Prague — Romantic in Theory, Heavy in Practice

Prague is often sold as a winter fairytale. In January, it becomes gray, cold, and emotionally heavy for many travelers. Short daylight hours and low temperatures push activity indoors, but the city’s indoor offerings aren’t dense enough to compensate fully.

The charm is still there, but diluted. Evenings feel long. Streets empty early. If you’re sensitive to mood and light, Prague in January can feel draining rather than cozy.

It’s not unvisitably bad — just misrepresented.

Why These Destinations Fail in January

The common thread isn’t fame or price — it’s dependency. These destinations depend heavily on:

  • Seasonal tourism

  • Outdoor experiences

  • Visual spectacle

  • Summer logistics

When those disappear, there isn’t enough everyday life left to carry the trip.

January punishes destinations that don’t function independently of tourism.

When January Still Makes Sense (Rarely)

There are exceptions, but they’re intentional ones:

  • You’re traveling specifically for photography

  • You value isolation over experience

  • You’re revisiting a place, not discovering it

  • You fully accept reduced services

For everyone else, January rewards cities, not stages.

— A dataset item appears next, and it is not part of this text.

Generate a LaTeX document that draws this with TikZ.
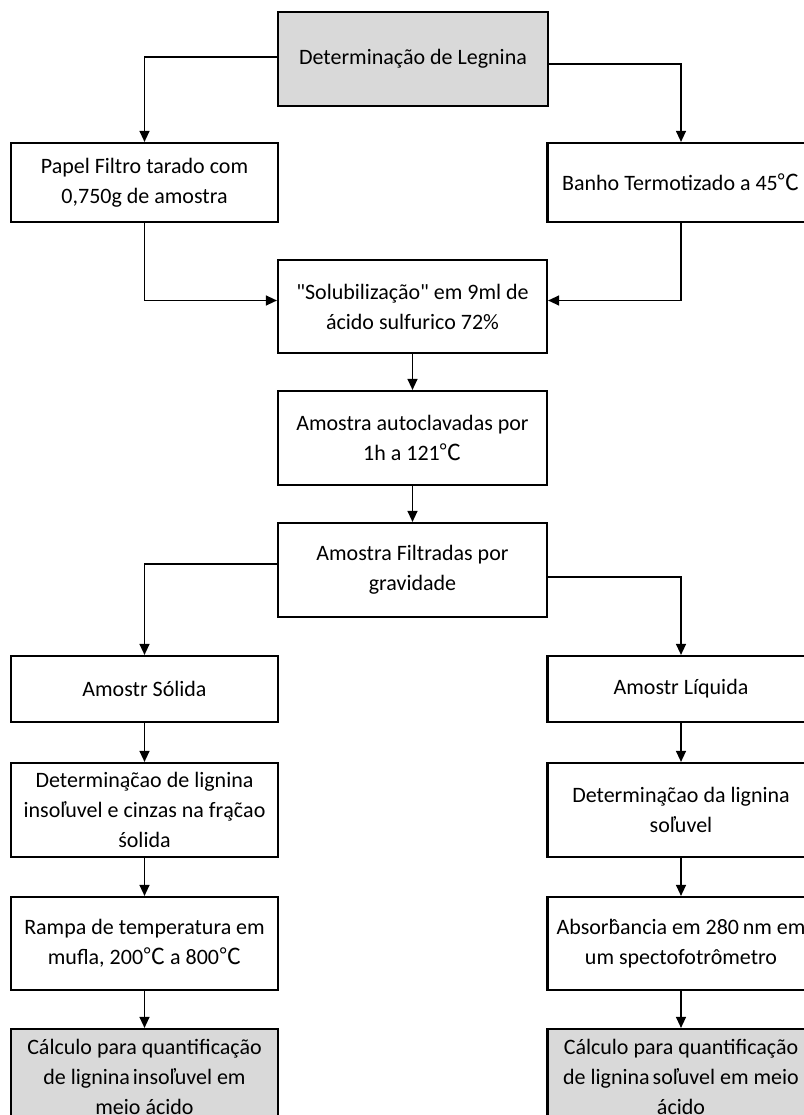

The Question You Should Ask Before Booking

Before booking any January trip to a famous destination, ask this: “What does daily life look like here when tourists aren’t around?”

If the answer is cafés, neighborhoods, transport, and locals — you’re safe. If the answer is closures, silence, and waiting for spring — walk away. January doesn’t ruin destinations. It reveals them. And famous doesn’t always mean functional.